My baby's back!
I'm talking about my lovely piano, of course. It has been at my old apartment since I moved out in January and I've been missing it! I bought this piano five years ago at a shop in Portland that no longer exists called the Immortal Piano Company (if the name stands true then I do believe it to exist somewhere). Owner Martha Taylor is a wonderfully eccentric person and her knowledge of pianos, especially American pianos, is vast. Every time I walked into her shop I felt as if time stopped and nothing mattered but the tones and inner workings of these huge instruments. She was always excited to educated anyone who was willing to listen about the inner workings of a piano. She had pianos in various states of repair and would always bring me to her latest project, cursing at the number of joints that had to be aligned just perfectly for a single key to function. She closed her shop around 2018, claiming to me that she was done fixing these ancient beasts and that she was offered a book deal to write about the history of pianos in America.

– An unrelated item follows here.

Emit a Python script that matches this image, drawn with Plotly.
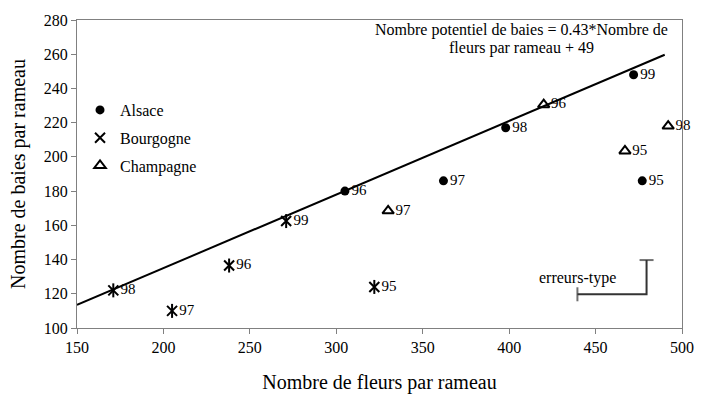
import plotly.graph_objects as go

# Flowers per shoot vs. potential berries per shoot, by region and year
alsace_x = [305, 362, 398, 472, 477]
alsace_y = [180, 186, 217, 248, 186]
alsace_lbl = ["96", "97", "98", "99", "95"]

bourgogne_x = [171, 205, 238, 271, 322]
bourgogne_y = [122, 110, 136.5, 162.5, 124]
bourgogne_lbl = ["98", "97", "96", "99", "95"]

champagne_x = [330, 420, 467, 492]
champagne_y = [168.5, 230.5, 203.5, 218]
champagne_lbl = ["97", "96", "95", "98"]

# Regression: berries = slope * flowers + intercept
slope = 0.43
intercept = 49
fit_x = [150, 490]

# Standard-error indicator: corner point with x (minus) and y (plus) errors
se_x = [479.5]
se_y = [119.7]
se_dx = [40]
se_dy = [20]

FONT = "'Liberation Serif', 'Times New Roman', serif"
AXIS_GREY = "#808080"

fig = go.Figure()

fig.add_trace(go.Scatter(
    x=fit_x, y=[slope * v + intercept for v in fit_x],
    mode="lines", line=dict(color="black", width=2),
    showlegend=False, hoverinfo="skip"))

label_font = dict(family=FONT, size=15, color="black")

fig.add_trace(go.Scatter(
    x=alsace_x, y=alsace_y, text=alsace_lbl, name="Alsace",
    mode="markers+text", textposition="middle right", cliponaxis=False,
    marker=dict(symbol="circle", size=9, color="black"),
    textfont=label_font, legendgroup="a"))

fig.add_trace(go.Scatter(
    x=bourgogne_x, y=bourgogne_y, text=bourgogne_lbl, name="Bourgogne",
    mode="markers+text", textposition="middle right", cliponaxis=False,
    marker=dict(symbol="x-thin-open", size=10, color="black",
                line=dict(width=2, color="black")),
    textfont=label_font, legendgroup="b"))
# vertical stroke completing the star marker
fig.add_trace(go.Scatter(
    x=bourgogne_x, y=bourgogne_y, mode="markers",
    marker=dict(symbol="line-ns-open", size=10, color="black",
                line=dict(width=2, color="black")),
    showlegend=False, legendgroup="b", hoverinfo="skip"))

fig.add_trace(go.Scatter(
    x=champagne_x, y=champagne_y, text=champagne_lbl, name="Champagne",
    mode="markers+text", textposition="middle right", cliponaxis=False,
    marker=dict(symbol="triangle-up-open", size=10, color="black",
                line=dict(width=2, color="black")),
    textfont=label_font, legendgroup="c"))

# standard-error bracket
x0, y0, dx, dy = se_x[0], se_y[0], se_dx[0], se_dy[0]
fig.add_trace(go.Scatter(
    x=[x0 - dx, x0, x0], y=[y0, y0, y0 + dy],
    mode="lines+markers",
    line=dict(color="#333333", width=2),
    marker=dict(symbol=["line-ns-open", "circle", "line-ew-open"],
                size=[10, 0, 10], color="#333333",
                line=dict(width=2, color="#333333")),
    showlegend=False, hoverinfo="skip"))

fig.add_annotation(
    x=x0 - dx, y=y0 + 9.5, xref="x", yref="y", text="erreurs-type",
    showarrow=False, font=dict(family=FONT, size=16, color="black"))

# regression equation, two centred lines
eq_font = dict(family=FONT, size=16, color="black")
fig.add_annotation(
    x=0.735, y=1.0 - 10.5 / 308, xref="paper", yref="paper",
    xanchor="center", yanchor="middle",
    text=f"Nombre potentiel de baies = {slope}*Nombre de",
    showarrow=False, font=eq_font)
fig.add_annotation(
    x=0.735, y=1.0 - 27.5 / 308, xref="paper", yref="paper",
    xanchor="center", yanchor="middle",
    text=f"fleurs par rameau + {intercept}",
    showarrow=False, font=eq_font)

fig.update_layout(
    width=705, height=394,
    margin=dict(l=77, r=23, t=20, b=66),
    paper_bgcolor="white", plot_bgcolor="white",
    font=dict(family=FONT, color="black"),
    showlegend=True,
    legend=dict(x=0.005, y=0.763, xanchor="left", yanchor="top",
                bgcolor="rgba(0,0,0,0)", tracegroupgap=4,
                font=dict(family=FONT, size=16, color="black")),
    xaxis=dict(range=[150, 500], dtick=50, tick0=150, automargin=False,
               showgrid=False, zeroline=False,
               showline=True, linecolor=AXIS_GREY, linewidth=1, mirror=True,
               ticks="outside", ticklen=5, tickcolor=AXIS_GREY,
               tickfont=dict(family=FONT, size=16, color="black"),
               title=dict(text="Nombre de fleurs par rameau", standoff=31,
                          font=dict(family=FONT, size=20, color="black"))),
    yaxis=dict(range=[100, 280], dtick=20, tick0=100, automargin=False,
               showgrid=False, zeroline=False,
               showline=True, linecolor=AXIS_GREY, linewidth=1, mirror=True,
               ticks="outside", ticklen=5, tickcolor=AXIS_GREY,
               tickfont=dict(family=FONT, size=16, color="black"),
               title=dict(text="Nombre de baies par rameau", standoff=12,
                          font=dict(family=FONT, size=20, color="black"))),
)

fig.write_html("out.html")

Excerpt from Mad Rush by Philip Glass
The piano I bought from Martha is a Mueller & Haines console upright from around 1920. When I sat down to play it in the shop, I fell in love immediately and knew I couldn't leave the shop without it. It was the dark varnish, the stately legs, and the brightness and clarity of tone that sold me. I played and taught on this piano in Portland for two years before moving to LA, and when I settled I had it shipped down to my apartment. It was a perfect fit in that South Pasadena apartment, but my stay did not last. I left it there until I could find a permanent spot for it and now, after seven months apart, we've reunited in my rehearsal space in downtown LA.
An improvisation from the day my piano arrived at the rehearsal space.
An instrument is a tool and something with which a musician builds a personal relationship. This piano and I have composed together at all hours of the day and night, and I have touched those keys in all emotional states. The instrument never fails to aide me in finding what I'm ultimately seeking, which is a place of rest in the present and freedom from the mind that is so keen on keeping us in the past or planning for the future. I'm happy to have my baby back.